En fait, la correspondance du VPM Mukoko a été dictée par le souci de bonne gouvernance des fonds publics alloués pour la réalisation des objectifs précis. Le Trésor public, qui garantit le prêt BIAC, avait l’obligation de rétrocéder à la SCPT un paiement effectué auprès du consortium WACs de l’ordre de 3 millions Usd.

Tenant absolument à la « pertinence de la dépense publique », Daniel Mukoko a en outre exigé des soubassements justificatifs de l’utilisation des 500.000.000 Fc mis à la disposition de la SCPT en date du 13 avril 2013. « Il s’avère que la SCPT estime que ce montant est insuffisant pour rencontrer les besoins liés à l’inauguration prévue incessamment de la station d’atterrage », s’étonne avec amertume le vice-Premier ministre Mukoko. Dans la note explicative de l’utilisation des fonds pour la station d’atterrage de Muanda, datée du 22 mai 2013 et adressée au ministre de PT et NTIC, l’ADG Placide Mbatika renseigne que « la colocation (équipement et installation) 151.564 Usd, le paiement pour la contre-expertise technique GETS avant la mise en service 123.356,52 Usd, … aménagement showroom Hôtel des postes 65.000 Usd (?) et jardin station d’atterrage 17.000 Usd (au titre d’avance)». Plus loin, dans une formule lapidaire, l’ADG a.i. annonce que « le solde, soit 100.626,10 Usd, a été réservé pour les autres travaux à réaliser avant la mise en service ». Ce qui a, sans doute, mis la puce à l’oreille du VPM Mukoko Samba.

Comment, en effet, garder par devers les caisses 100.000 USD pour des dépenses non justifiées et en demander davantage du Trésor public ? Seule la SCPT en détient le secret.

Ni interpellation, ni sanctions

Face à ce tableau apocalyptique qui a produit comme conséquence néfaste l’absence du haut débit sur différents terminaux, des sanctions devraient s’en suivre. Curieusement, l’appareil judicaire semble grippé au point qu’aucune information judiciaire n’est à l’ordre du jour. Les magistrats auraient-ils reçu injonction de ne point fouiner sur la gestion de la fibre optique ? Tous les observateurs répondent par la négative d’autant plus que les autorités du pays, en cette matière – tant le chef de l’Etat que le Premier ministre – sont déterminés à éradiquer des écarts du genre dans la gestion des finances publiques.
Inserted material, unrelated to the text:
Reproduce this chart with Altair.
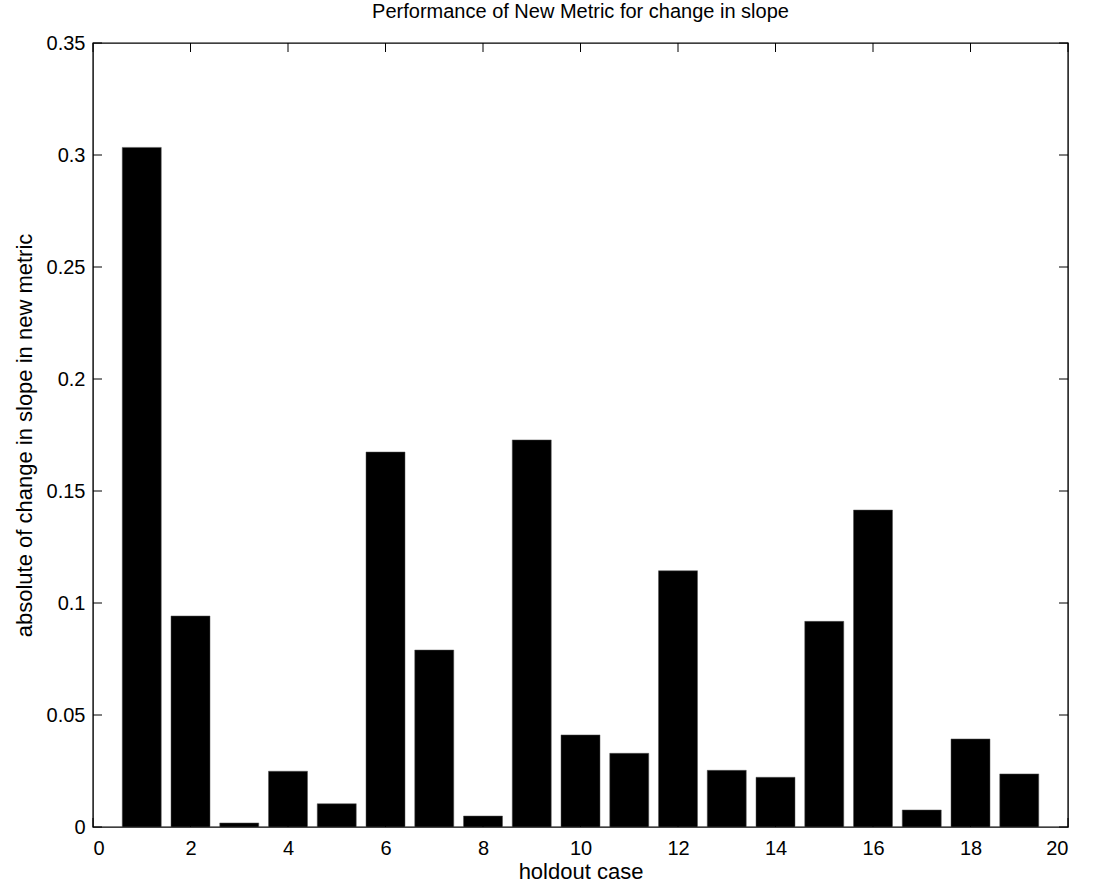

Au regard des conséquences qui en résultent à travers la qualité douteuse de la pose du câble et de son utilisation future par les Congolais, l’Etat en sortirait perdant. Tout compte fait, le projet de la fibre a été un fiasco sur toute la ligne. Les tracés de Muanda voire celui de Kinshasa-Kikwit, surfacturés à souhait entre 75.000 USD et 100.000 USD par kilomètres, pèseraient également sur le Trésor public. Plusieurs centaines de millions USD d’Exim Bank devront cependant être remboursés à l’échéance.

A l’allure où fonctionne le haut débit congolais, il serait hasardeux d’affirmer que les générations futures seront épargnées de porter le poids de cette créance. Les quelques rares sociétés qui ont cru au projet menacent déjà de solliciter des solutions palliatives. Global et MTN du Congo-Brazza auraient déjà exprimé leur ras-le-bol.
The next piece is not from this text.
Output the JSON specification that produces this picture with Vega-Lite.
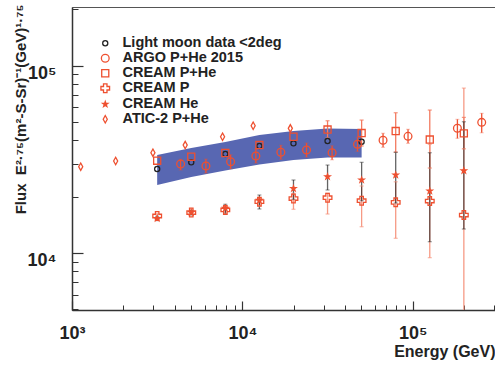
{
  "$schema": "https://vega.github.io/schema/vega-lite/v6.json",
  "width": 423,
  "height": 303,
  "autosize": {"type": "none"},
  "padding": {"left": 72, "top": 7, "right": 0, "bottom": 59},
  "background": "white",
  "config": {
    "font": "Liberation Sans",
    "view": {"stroke": "#555", "strokeWidth": 1}
  },
  "datasets": {
    "band": [
      {"E": 3162, "top": 33370, "bot": 23070},
      {"E": 5012, "top": 36360, "bot": 25450},
      {"E": 7943, "top": 39140, "bot": 27580},
      {"E": 12589, "top": 42660, "bot": 29690},
      {"E": 19953, "top": 44810, "bot": 31370},
      {"E": 31623, "top": 46210, "bot": 32360},
      {"E": 50119, "top": 45920, "bot": 32360}
    ],
    "errs": [
      {"set": "ARGO", "E": 4340, "lo": 27740, "hi": 31640},
      {"set": "ARGO", "E": 6110, "lo": 26720, "hi": 31760},
      {"set": "ARGO", "E": 8530, "lo": 28170, "hi": 33480},
      {"set": "ARGO", "E": 12000, "lo": 30220, "hi": 35920},
      {"set": "ARGO", "E": 16820, "lo": 31630, "hi": 37590},
      {"set": "ARGO", "E": 23800, "lo": 32530, "hi": 38660},
      {"set": "ARGO", "E": 33620, "lo": 31470, "hi": 37410},
      {"set": "ARGO", "E": 47390, "lo": 34890, "hi": 41470},
      {"set": "ARGO", "E": 66950, "lo": 36660, "hi": 43580},
      {"set": "ARGO", "E": 93840, "lo": 38500, "hi": 45760},
      {"set": "ARGO", "E": 182900, "lo": 40960, "hi": 51730},
      {"set": "ARGO", "E": 254000, "lo": 43870, "hi": 55690},
      {"set": "PHe", "E": 31623, "lo": 41100, "hi": 50850},
      {"set": "PHe", "E": 50119, "lo": 37270, "hi": 51290},
      {"set": "PHe", "E": 79433, "lo": 34600, "hi": 56110},
      {"set": "PHe", "E": 125893, "lo": 28430, "hi": 58000},
      {"set": "PHe", "E": 199526, "lo": 36000, "hi": 53000},
      {"set": "P", "E": 3162, "lo": 15300, "hi": 16200},
      {"set": "P", "E": 5012, "lo": 16000, "hi": 16900},
      {"set": "P", "E": 7943, "lo": 16300, "hi": 17600},
      {"set": "P", "E": 12589, "lo": 17900, "hi": 19700},
      {"set": "P", "E": 19953, "lo": 17120, "hi": 20830},
      {"set": "P", "E": 31623, "lo": 16150, "hi": 20830},
      {"set": "P", "E": 50119, "lo": 13810, "hi": 22790},
      {"set": "P", "E": 79433, "lo": 11980, "hi": 24000},
      {"set": "P", "E": 125893, "lo": 9440, "hi": 38000},
      {"set": "P", "E": 199526, "lo": 3000, "hi": 76000},
      {"set": "He", "E": 3162, "lo": 14900, "hi": 15700},
      {"set": "He", "E": 5012, "lo": 16000, "hi": 16900},
      {"set": "He", "E": 7943, "lo": 16090, "hi": 18200},
      {"set": "He", "E": 12589, "lo": 17180, "hi": 20400},
      {"set": "He", "E": 19953, "lo": 19350, "hi": 24540},
      {"set": "He", "E": 31623, "lo": 21700, "hi": 29500},
      {"set": "He", "E": 50119, "lo": 19020, "hi": 30500},
      {"set": "He", "E": 79433, "lo": 18490, "hi": 34490},
      {"set": "He", "E": 125893, "lo": 11490, "hi": 34320},
      {"set": "He", "E": 199526, "lo": 13430, "hi": 50230}
    ],
    "pts": [
      {"series": "Light moon data <2deg", "E": 3162, "F": 28090},
      {"series": "Light moon data <2deg", "E": 5012, "F": 30500},
      {"series": "Light moon data <2deg", "E": 7943, "F": 33790},
      {"series": "Light moon data <2deg", "E": 12589, "F": 37270},
      {"series": "Light moon data <2deg", "E": 19953, "F": 38530},
      {"series": "Light moon data <2deg", "E": 31623, "F": 39630},
      {"series": "Light moon data <2deg", "E": 50119, "F": 39280},
      {"series": "ARGO P+He 2015", "E": 4340, "F": 29870},
      {"series": "ARGO P+He 2015", "E": 6110, "F": 29140},
      {"series": "ARGO P+He 2015", "E": 8530, "F": 30720},
      {"series": "ARGO P+He 2015", "E": 12000, "F": 32960},
      {"series": "ARGO P+He 2015", "E": 16820, "F": 34490},
      {"series": "ARGO P+He 2015", "E": 23800, "F": 35470},
      {"series": "ARGO P+He 2015", "E": 33620, "F": 34320},
      {"series": "ARGO P+He 2015", "E": 47390, "F": 38050},
      {"series": "ARGO P+He 2015", "E": 66950, "F": 39980},
      {"series": "ARGO P+He 2015", "E": 93840, "F": 41980},
      {"series": "ARGO P+He 2015", "E": 182900, "F": 46330},
      {"series": "ARGO P+He 2015", "E": 254000, "F": 49860},
      {"series": "CREAM P+He", "E": 3162, "F": 31100},
      {"series": "CREAM P+He", "E": 5012, "F": 32670},
      {"series": "CREAM P+He", "E": 7943, "F": 34200},
      {"series": "CREAM P+He", "E": 12589, "F": 37720},
      {"series": "CREAM P+He", "E": 19953, "F": 41770},
      {"series": "CREAM P+He", "E": 31623, "F": 45630},
      {"series": "CREAM P+He", "E": 50119, "F": 43710},
      {"series": "CREAM P+He", "E": 79433, "F": 44810},
      {"series": "CREAM P+He", "E": 125893, "F": 40360},
      {"series": "CREAM P+He", "E": 199526, "F": 43560},
      {"series": "CREAM P", "E": 3162, "F": 15760},
      {"series": "CREAM P", "E": 5012, "F": 16450},
      {"series": "CREAM P", "E": 7943, "F": 16970},
      {"series": "CREAM P", "E": 12589, "F": 18790},
      {"series": "CREAM P", "E": 19953, "F": 19540},
      {"series": "CREAM P", "E": 31623, "F": 19730},
      {"series": "CREAM P", "E": 50119, "F": 19020},
      {"series": "CREAM P", "E": 79433, "F": 18650},
      {"series": "CREAM P", "E": 125893, "F": 18950},
      {"series": "CREAM P", "E": 199526, "F": 15950},
      {"series": "CREAM He", "E": 3162, "F": 15290},
      {"series": "CREAM He", "E": 5012, "F": 16450},
      {"series": "CREAM He", "E": 7943, "F": 17330},
      {"series": "CREAM He", "E": 12589, "F": 19110},
      {"series": "CREAM He", "E": 19953, "F": 22100},
      {"series": "CREAM He", "E": 31623, "F": 25550},
      {"series": "CREAM He", "E": 50119, "F": 24540},
      {"series": "CREAM He", "E": 79433, "F": 26090},
      {"series": "CREAM He", "E": 125893, "F": 21430},
      {"series": "CREAM He", "E": 199526, "F": 27510},
      {"series": "ATIC-2 P+He", "E": 1125, "F": 28890},
      {"series": "ATIC-2 P+He", "E": 1804, "F": 30990},
      {"series": "ATIC-2 P+He", "E": 2985, "F": 34320},
      {"series": "ATIC-2 P+He", "E": 4617, "F": 37720},
      {"series": "ATIC-2 P+He", "E": 7652, "F": 41770},
      {"series": "ATIC-2 P+He", "E": 11570, "F": 47830},
      {"series": "ATIC-2 P+He", "E": 19120, "F": 46330}
    ]
  },
  "resolve": {"axis": {"x": "independent", "y": "independent"}},
  "layer": [
    {
      "data": {"name": "band"},
      "mark": {"type": "area", "color": "#5867b2", "opacity": 1},
      "encoding": {
        "x": {"field": "E", "type": "quantitative",
              "scale": {"type": "log", "domain": [1000, 304000], "nice": false},
              "axis": {"orient": "bottom", "values": [2000,3000,4000,5000,6000,7000,8000,9000,20000,30000,40000,50000,60000,70000,80000,90000,200000,300000],
                       "labels": false, "domain": false, "grid": false, "tickSize": -5, "tickColor": "#333", "tickWidth": 1, "title": null}},
        "y": {"field": "top", "type": "quantitative",
              "scale": {"type": "log", "domain": [4960, 206000], "nice": false},
              "axis": {"orient": "left", "values": [5000,6000,7000,8000,9000,20000,30000,40000,50000,60000,70000,80000,90000,200000],
                       "labels": false, "domain": false, "grid": false, "tickSize": -6, "tickColor": "#333", "tickWidth": 1, "title": null}},
        "y2": {"field": "bot"}
      }
    },
    {
      "data": {"name": "errs"},
      "mark": {"type": "rule", "clip": true, "strokeWidth": 1.3},
      "encoding": {
        "x": {"field": "E", "type": "quantitative", "axis": null},
        "y": {"field": "lo", "type": "quantitative", "axis": null},
        "y2": {"field": "hi"},
        "color": {"field": "set", "type": "nominal", "legend": null,
                  "scale": {"domain": ["ARGO", "PHe", "P", "He"], "range": ["#ee5030", "#f27a60", "#f58f78", "#222222"]}},
        "opacity": {"field": "set", "type": "nominal", "legend": null,
                  "scale": {"type": "ordinal", "domain": ["ARGO", "PHe", "P", "He"], "range": [1, 1, 0.9, 0.7]}}
      }
    },
    {
      "data": {"name": "errs"},
      "mark": {"type": "tick", "clip": true, "orient": "horizontal", "size": 4, "thickness": 1.2},
      "encoding": {
        "x": {"field": "E", "type": "quantitative", "axis": null},
        "y": {"field": "lo", "type": "quantitative", "axis": null},
        "color": {"field": "set", "type": "nominal", "legend": null},
        "opacity": {"field": "set", "type": "nominal", "legend": null}
      }
    },
    {
      "data": {"name": "errs"},
      "mark": {"type": "tick", "clip": true, "orient": "horizontal", "size": 4, "thickness": 1.2},
      "encoding": {
        "x": {"field": "E", "type": "quantitative", "axis": null},
        "y": {"field": "hi", "type": "quantitative", "axis": null},
        "color": {"field": "set", "type": "nominal", "legend": null},
        "opacity": {"field": "set", "type": "nominal", "legend": null}
      }
    },
    {
      "data": {"name": "pts"},
      "mark": {"type": "point", "opacity": 1, "strokeWidth": 1.3},
      "encoding": {
        "x": {"field": "E", "type": "quantitative",
              "axis": {"orient": "bottom", "values": [1000, 10000, 100000], "grid": false, "domain": true, "domainColor": "#333", "domainWidth": 1.5,
                       "tickSize": -9, "tickColor": "#333", "tickWidth": 1.2,
                       "labelExpr": "datum.value == 1000 ? '10³' : datum.value == 10000 ? '10⁴' : '10⁵'",
                       "labelFont": "Liberation Sans", "labelFontWeight": "bold", "labelFontSize": 18, "labelColor": "#222", "labelPadding": 23,
                       "labelFlush": false,
                       "title": "Energy (GeV)", "titleFont": "Liberation Sans", "titleFontWeight": "bold", "titleFontSize": 16, "titleColor": "#222",
                       "titleAnchor": "end", "titleAlign": "right", "titleX": 423, "titleY": 46, "titleBaseline": "alphabetic"}},
        "y": {"field": "F", "type": "quantitative",
              "axis": {"orient": "left", "values": [10000, 100000], "grid": false, "domain": true, "domainColor": "#333", "domainWidth": 1.5,
                       "tickSize": -11, "tickColor": "#333", "tickWidth": 1.2,
                       "labelExpr": "datum.value == 10000 ? '10⁴' : '10⁵'",
                       "labelFont": "Liberation Sans", "labelFontWeight": "bold", "labelFontSize": 18, "labelColor": "#222", "labelPadding": 27,
                       "labelOffset": 8, "labelFlush": false,
                       "title": "Flux\u00a0\u00a0E²·⁷⁵(m²-S-Sr)⁻¹(GeV)¹·⁷⁵", "titleFont": "Liberation Sans", "titleFontWeight": "bold", "titleFontSize": 15, "titleColor": "#222",
                       "titleAngle": -90, "titleAlign": "right", "titleBaseline": "middle", "titleX": -52, "titleY": -3}},
        "shape": {"field": "series", "type": "nominal",
                  "scale": {"domain": ["Light moon data <2deg", "ARGO P+He 2015", "CREAM P+He", "CREAM P", "CREAM He", "ATIC-2 P+He"],
                            "range": ["circle", "circle", "square", "cross", "M0,-1L0.235,-0.324L0.951,-0.309L0.38,0.124L0.588,0.809L0,0.4L-0.588,0.809L-0.38,0.124L-0.951,-0.309L-0.235,-0.324Z", "M0,-1L0.55,0L0,1L-0.55,0Z"]},
                  "legend": {"title": null, "orient": "none", "legendX": 26, "legendY": 29,
                             "labelFont": "Liberation Sans", "labelFontWeight": "bold", "labelFontSize": 14.5, "labelColor": "#222",
                             "labelOffset": 10, "rowPadding": 0, "symbolStrokeWidth": 1.3}},
        "stroke": {"field": "series", "type": "nominal",
                   "scale": {"domain": ["Light moon data <2deg", "ARGO P+He 2015", "CREAM P+He", "CREAM P", "CREAM He", "ATIC-2 P+He"],
                             "range": ["#222222", "#ee5030", "#ee5030", "#ee5030", "#ee5030", "#ee5030"]}},
        "fill": {"field": "series", "type": "nominal",
                 "scale": {"domain": ["Light moon data <2deg", "ARGO P+He 2015", "CREAM P+He", "CREAM P", "CREAM He", "ATIC-2 P+He"],
                           "range": ["transparent", "transparent", "transparent", "transparent", "#ee5030", "transparent"]}},
        "size": {"field": "series", "type": "nominal",
                 "scale": {"type": "ordinal", "domain": ["Light moon data <2deg", "ARGO P+He 2015", "CREAM P+He", "CREAM P", "CREAM He", "ATIC-2 P+He"],
                           "range": [26, 60, 50, 75, 30, 55]}}
      }
    }
  ]
}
Des poursuites devront viser l’obligation de transparence et de responsabilité. Le préjudice est énorme pour le Trésor public, appelé à payer plus de 300 millions USD à échéance, sans que le haut débit n’ait été effectif au bénéfice des usagers. De la même façon aussi, la relance de la SCPT devient-elle hypothétique voire sans issue.

Toute l’euphorie suscitée auprès des employés n’aura été que cosmétique, éphémère. Sous le soleil de la SCPT, rien de nouveau ! Les téléphones portables et les ordinateurs attendront encore longtemps pour accéder au haut débit. Quant au Trésor public, il paiera une créance qui a porté bonheur à des individus que la justice continue à couvrir. Un faisceau intéressant d’informations aurait pu rassurer tout le monde, à la suite d’un audit qui n’a plus été mené. Au nom de la loi, des coupables doivent payer du grand forfait causé à la République.